Appendix C – Code of Conduct for Members
The general responsibilities of members, with exception of event associate members, are to enforce the corporation’s governing documents, to insure the corporation’s assets against loss and to keep the common areas in a good state of repair. To fulfill that responsibility, members should:
- Regularly attend meetings,
- Be knowledgeable of the Bylaws, Policies & Procedures and Range Rules,
- Make reasonable inquiry before voting, as outlined in the rights reserved in the Bylaws,
- Consider volunteering (i.e. clean-up day, social events, committees)
All members must conduct themselves with honesty, integrity and fairness while safeguarding information that belongs to the corporation.
Self-dealing occurs when members make decisions that materially benefit themselves or their relatives at the expense of the corporation. “Relatives” include a person’s spouse, parents, siblings, children, mothers and fathers-in-law, sons and daughters-in-law, brothers and sisters-in-law and anyone who shares the person’s residence. Benefits include money, privileges, special benefits, gifts or other items of value. Accordingly, no member may use corporation property, services, equipment or business for the gain or benefit of themselves or their “relatives”, except as is provided for all members of the corporation, unless approved by the Board of Directors.
All members of the Sandusky County Sportsmen’s Club II will agree to the following code of conduct:
- Members will treat other members, their guests, officers of the corporation and the general public with dignity and respect.
- Members must maintain a current NRA membership and shall fill out, in full, the yearly renewal to include the NRA # and expiration date. Life members are required to inform Club personnel yearly of their NRA # and expiration date. Failure to do so may result in a suspension or termination of membership.
- Members will not violate any Ohio game law.
- Members will assist the Club whenever possible, in any activities for Club benefit.

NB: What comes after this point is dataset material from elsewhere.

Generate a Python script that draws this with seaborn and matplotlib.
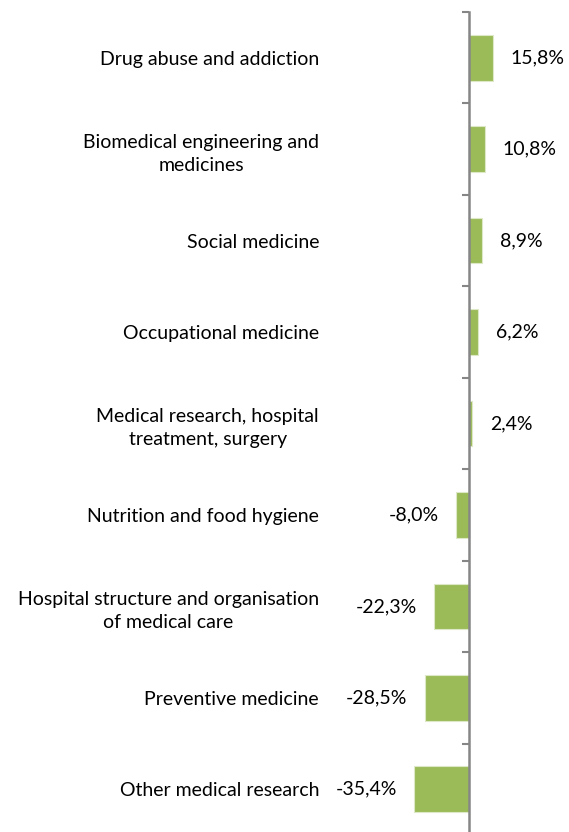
import matplotlib
matplotlib.use("Agg")
import matplotlib.pyplot as plt
import seaborn as sns
import pandas as pd

categories = [
    "Drug abuse and addiction",
    "Biomedical engineering and\nmedicines",
    "Social medicine",
    "Occupational medicine",
    "Medical research, hospital\ntreatment, surgery",
    "Nutrition and food hygiene",
    "Hospital structure and organisation\nof medical care",
    "Preventive medicine",
    "Other medical research",
]
changes = [15.8, 10.8, 8.9, 6.2, 2.4, -8.0, -22.3, -28.5, -35.4]

df = pd.DataFrame({"category": categories, "change": changes})

sns.set_style("white")
plt.rcParams["font.family"] = ["Lato", "DejaVu Sans"]

W, H = 569, 832
fig = plt.figure(figsize=(W / 100, H / 100), dpi=100)
# plot area: left edge just right of the category labels, zero line at ~468px
left_px, top_px, bottom_px = 326, 12, 835
ax = fig.add_axes([left_px / W, (H - bottom_px) / H, 1 - left_px / W, (bottom_px - top_px) / H])

green = "#9BBB59"
sns.barplot(data=df, x="change", y="category", orient="h", color=green,
            saturation=1, width=0.5, edgecolor="#dce8c6", linewidth=0.8, ax=ax)

ax.set_xlim(-92.5, 65)
ax.set_xlabel("")
ax.set_ylabel("")
ax.set_xticks([])
for s in ["top", "right", "bottom", "left"]:
    ax.spines[s].set_visible(False)
ax.tick_params(axis="y", length=0, pad=5, labelsize=14, labelcolor="#000000")
for lab in ax.get_yticklabels():
    lab.set_multialignment("center")
    lab.set_linespacing(1.45)

# zero axis with boundary ticks
n = len(categories)
ylim = (n - 0.5, -0.5)
ax.set_ylim(ylim)
ax2 = ax.twinx()
ax2.set_ylim(ylim)
for s in ["top", "left", "bottom"]:
    ax2.spines[s].set_visible(False)
ax2.spines["right"].set_position(("data", 0))
ax2.spines["right"].set_color("#868686")
ax2.spines["right"].set_linewidth(1.8)
ax2.set_yticks([i - 0.5 for i in range(n + 1)])
ax2.tick_params(axis="y", direction="in", length=5, width=1.5, color="#868686",
                labelright=False)

for i, v in enumerate(changes):
    txt = f"{v:.1f}%".replace(".", ",")
    ax.annotate(txt, (v, i), xytext=(12.5 if v >= 0 else -12.5, 0),
                textcoords="offset points", va="center",
                ha="left" if v >= 0 else "right", fontsize=14, color="#000000")

fig.savefig("out.png", dpi=100)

- Members will not consume alcoholic beverages or be under the influence of any controlled/illegal substance while handling firearms.

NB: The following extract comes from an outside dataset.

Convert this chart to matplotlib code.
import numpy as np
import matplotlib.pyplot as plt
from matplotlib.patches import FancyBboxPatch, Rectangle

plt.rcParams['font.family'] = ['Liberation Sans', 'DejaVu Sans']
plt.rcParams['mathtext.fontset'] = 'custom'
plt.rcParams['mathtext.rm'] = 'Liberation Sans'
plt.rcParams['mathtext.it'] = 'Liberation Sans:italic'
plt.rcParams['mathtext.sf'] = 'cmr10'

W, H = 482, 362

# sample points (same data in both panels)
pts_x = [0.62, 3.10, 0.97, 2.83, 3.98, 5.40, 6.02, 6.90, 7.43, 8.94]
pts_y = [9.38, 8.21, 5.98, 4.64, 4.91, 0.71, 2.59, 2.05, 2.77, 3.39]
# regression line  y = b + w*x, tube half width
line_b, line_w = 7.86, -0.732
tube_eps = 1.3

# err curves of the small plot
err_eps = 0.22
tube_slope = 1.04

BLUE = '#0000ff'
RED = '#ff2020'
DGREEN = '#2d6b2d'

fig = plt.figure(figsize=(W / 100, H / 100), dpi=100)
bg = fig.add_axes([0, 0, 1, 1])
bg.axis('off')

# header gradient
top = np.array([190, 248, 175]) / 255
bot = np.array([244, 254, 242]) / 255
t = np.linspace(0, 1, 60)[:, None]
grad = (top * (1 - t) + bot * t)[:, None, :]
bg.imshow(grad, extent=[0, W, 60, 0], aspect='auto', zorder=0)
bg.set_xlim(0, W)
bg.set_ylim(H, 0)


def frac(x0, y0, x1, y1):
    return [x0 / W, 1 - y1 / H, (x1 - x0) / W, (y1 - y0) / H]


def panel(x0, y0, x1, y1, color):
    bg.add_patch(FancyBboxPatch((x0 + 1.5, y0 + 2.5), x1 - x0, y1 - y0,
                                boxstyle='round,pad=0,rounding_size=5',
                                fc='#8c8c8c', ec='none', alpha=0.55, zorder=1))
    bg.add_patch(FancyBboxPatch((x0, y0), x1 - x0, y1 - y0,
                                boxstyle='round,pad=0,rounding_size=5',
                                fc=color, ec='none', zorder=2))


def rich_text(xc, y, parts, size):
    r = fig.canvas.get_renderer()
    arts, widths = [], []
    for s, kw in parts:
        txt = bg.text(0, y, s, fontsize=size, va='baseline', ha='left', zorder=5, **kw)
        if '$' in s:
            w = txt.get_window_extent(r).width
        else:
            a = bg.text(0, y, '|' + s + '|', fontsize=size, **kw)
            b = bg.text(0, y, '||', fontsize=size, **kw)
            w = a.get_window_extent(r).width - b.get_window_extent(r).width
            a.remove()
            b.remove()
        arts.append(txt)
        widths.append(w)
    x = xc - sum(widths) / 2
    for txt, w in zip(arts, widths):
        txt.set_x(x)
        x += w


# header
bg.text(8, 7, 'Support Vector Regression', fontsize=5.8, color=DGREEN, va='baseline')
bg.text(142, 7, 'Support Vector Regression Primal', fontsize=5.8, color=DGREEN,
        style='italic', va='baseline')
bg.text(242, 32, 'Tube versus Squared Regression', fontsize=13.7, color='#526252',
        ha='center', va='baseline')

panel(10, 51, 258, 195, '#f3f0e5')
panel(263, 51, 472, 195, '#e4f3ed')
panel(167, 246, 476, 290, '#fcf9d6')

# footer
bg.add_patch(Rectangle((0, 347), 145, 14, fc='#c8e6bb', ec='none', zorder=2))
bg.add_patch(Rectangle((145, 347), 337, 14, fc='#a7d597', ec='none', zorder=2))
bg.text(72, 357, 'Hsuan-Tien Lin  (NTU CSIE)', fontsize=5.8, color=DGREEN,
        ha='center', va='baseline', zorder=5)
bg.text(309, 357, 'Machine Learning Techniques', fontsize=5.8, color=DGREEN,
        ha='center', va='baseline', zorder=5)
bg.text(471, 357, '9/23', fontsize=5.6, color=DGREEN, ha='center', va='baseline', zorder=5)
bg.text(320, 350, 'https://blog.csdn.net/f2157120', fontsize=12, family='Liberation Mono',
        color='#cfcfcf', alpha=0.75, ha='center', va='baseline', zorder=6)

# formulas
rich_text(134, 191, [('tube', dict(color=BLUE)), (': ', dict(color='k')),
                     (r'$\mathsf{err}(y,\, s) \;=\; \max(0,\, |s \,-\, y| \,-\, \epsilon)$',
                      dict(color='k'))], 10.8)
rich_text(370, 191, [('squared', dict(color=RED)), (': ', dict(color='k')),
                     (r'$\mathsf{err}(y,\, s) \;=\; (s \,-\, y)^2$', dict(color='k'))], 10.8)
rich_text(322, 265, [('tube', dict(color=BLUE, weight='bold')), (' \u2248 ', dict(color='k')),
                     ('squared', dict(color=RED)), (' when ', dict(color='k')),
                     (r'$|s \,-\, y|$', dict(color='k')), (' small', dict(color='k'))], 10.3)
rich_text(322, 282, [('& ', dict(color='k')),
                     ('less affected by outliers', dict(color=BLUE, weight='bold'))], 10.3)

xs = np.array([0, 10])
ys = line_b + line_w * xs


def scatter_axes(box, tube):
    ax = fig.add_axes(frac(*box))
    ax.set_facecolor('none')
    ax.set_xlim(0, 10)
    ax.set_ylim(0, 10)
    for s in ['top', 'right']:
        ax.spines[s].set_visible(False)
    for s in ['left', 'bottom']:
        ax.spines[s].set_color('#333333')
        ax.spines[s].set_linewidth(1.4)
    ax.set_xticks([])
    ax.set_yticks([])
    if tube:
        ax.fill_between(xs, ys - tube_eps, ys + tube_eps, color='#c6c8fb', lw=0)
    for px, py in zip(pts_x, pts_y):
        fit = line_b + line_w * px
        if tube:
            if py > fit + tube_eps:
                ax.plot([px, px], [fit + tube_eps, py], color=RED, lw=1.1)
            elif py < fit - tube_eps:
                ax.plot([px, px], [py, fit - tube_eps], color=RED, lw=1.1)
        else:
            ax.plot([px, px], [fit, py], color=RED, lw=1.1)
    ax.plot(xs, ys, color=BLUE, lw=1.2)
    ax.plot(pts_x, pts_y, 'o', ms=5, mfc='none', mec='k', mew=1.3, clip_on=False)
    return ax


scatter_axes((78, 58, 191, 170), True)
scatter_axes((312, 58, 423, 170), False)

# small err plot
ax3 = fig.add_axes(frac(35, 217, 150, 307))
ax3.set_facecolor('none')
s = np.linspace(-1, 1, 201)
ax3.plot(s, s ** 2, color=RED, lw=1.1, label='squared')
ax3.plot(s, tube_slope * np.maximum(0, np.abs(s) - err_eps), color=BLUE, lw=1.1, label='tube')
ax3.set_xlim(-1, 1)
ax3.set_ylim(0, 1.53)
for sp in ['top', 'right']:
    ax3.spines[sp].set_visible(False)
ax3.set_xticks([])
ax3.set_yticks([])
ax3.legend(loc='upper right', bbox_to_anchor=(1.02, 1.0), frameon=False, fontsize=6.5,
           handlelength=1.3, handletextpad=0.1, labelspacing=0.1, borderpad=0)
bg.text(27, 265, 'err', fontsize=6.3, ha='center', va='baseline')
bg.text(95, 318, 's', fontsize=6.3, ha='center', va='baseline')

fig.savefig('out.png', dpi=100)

- Members will abide by all Bylaws, Policies & Procedures and Range Rules.
- All vehicles must abide by a speed limit of 10 MPH on club property.
- No member can use a personal sport motorized vehicle unless used legally by a handicapped individual. (Examples: 4-wheelers, golf carts, snowmobiles, dirt bikes). Only club-owned equipment is allowed on the property.
- Privately-owned equipment may be used at the discretion of the Board.
Members as Contractors
A Club member may be compensated for work to be done on Club improvements or repairs. A Club member may put in a bid in for capital improvements over $600; capital improvements to be approved by the Board of Directors up to $15,000 and by the Membership over and above $15,000.
Any member violating any rule can be reprimanded by the Board up to and including recommendation of termination by the general membership.
Adopted on the 6th day of August, 2019.
Appendix D – Code of Conduct for Directors, Officers and Committee Members
A. Board Responsibilities
The general duties for Directors are to enforce the corporation’s governing documents, collect and preserve the corporation’s financial resources, insure the corporation’s assets against loss and keep the common areas in a state of good repair. To fulfill that responsibility, Directors must:
- Regularly attend board meetings
- Review material provided in preparation for board meetings
- Review the corporation’s financial reports, minutes, Bylaws and Policies & Procedures
- Make reasonable inquiry before making decisions.
B. Professional Conduct
Directors, officers and committee members must conduct all dealings regarding Club operations with vendors and other members with honesty, integrity and fairness while safeguarding information that belongs to the corporation. No director, officer or committee member can use their position to push a personal agenda to the club membership.
No director, officer or committee member may solicit or receive any substantial thing of value for themselves or relatives in a manner of self-dealing, which occurs when directors, officers or committee members make decisions that materially benefit themselves or their relatives at the expense of the corporation.
2. Confidential Information
Directors, officers or committee members are responsible for protecting the corporation’s confidential information. As such, they may not use confidential information for the benefit of themselves or their relatives. Except when disclosure is duly authorized or legally mandated, no director, officer or committee member may disclose confidential information.
Directors, officers and committee members may not knowingly misrepresent facts. All corporation data, records and reports must be accurate, truthful and prepared in a proper manner.
4. Proper Decorum
Directors, officers and committee members are obligated to act with proper decorum. Although they may disagree with the opinions of others on the board or committee, they must act with respect and dignity and not make personal attacks on others. Directors shall act in accordance with board decisions and shall not act unilaterally or contrary to the board’s decisions.
C. When Conflicts Of Interest Arise
Situations may arise that are not expressly covered by this policy or where the proper course of action is unclear. Directors, officers and committee members should immediately raise such situations with the board. If appropriate, the board will seek guidance from the corporation’s legal counsel.
1. Disclosure & Recusal
Directors, officers and committee members must immediately disclose the existence of any conflict of interest, whether their own or others. Directors, officers and committee members must withdraw from participation in decisions in which they have a material interest.
2. Violations of Policy
Directors, officers and committee members who violate the corporation’s code of conduct are deemed to be acting outside the course and scope of their authority. Anyone in violation of this policy may be subject to disciplinary action, including, but not limited to:
- removal from committees
- removal from the board
- request for resignation from the board
- removal as on officer
- recall by the membership, and
- legal proceedings
Prior to taking any of the actions described above, the board shall appoint an executive committee to investigate the violation. The committee shall review the evidence of violation(s), endeavor to meet with the director(s)/officer(s)/committee member(s) believed to be in violation, confer with the corporation’s legal counsel, and present its findings and recommendations to the board for appropriate action. The board shall endeavor to meet with the director(s)/officer(s)/ committee member(s) in executive session prior to imposing disciplinary action against that person.
Any Director, officer or committee member violating any rule may be recommended by the general membership for termination of their position and/or membership in the club.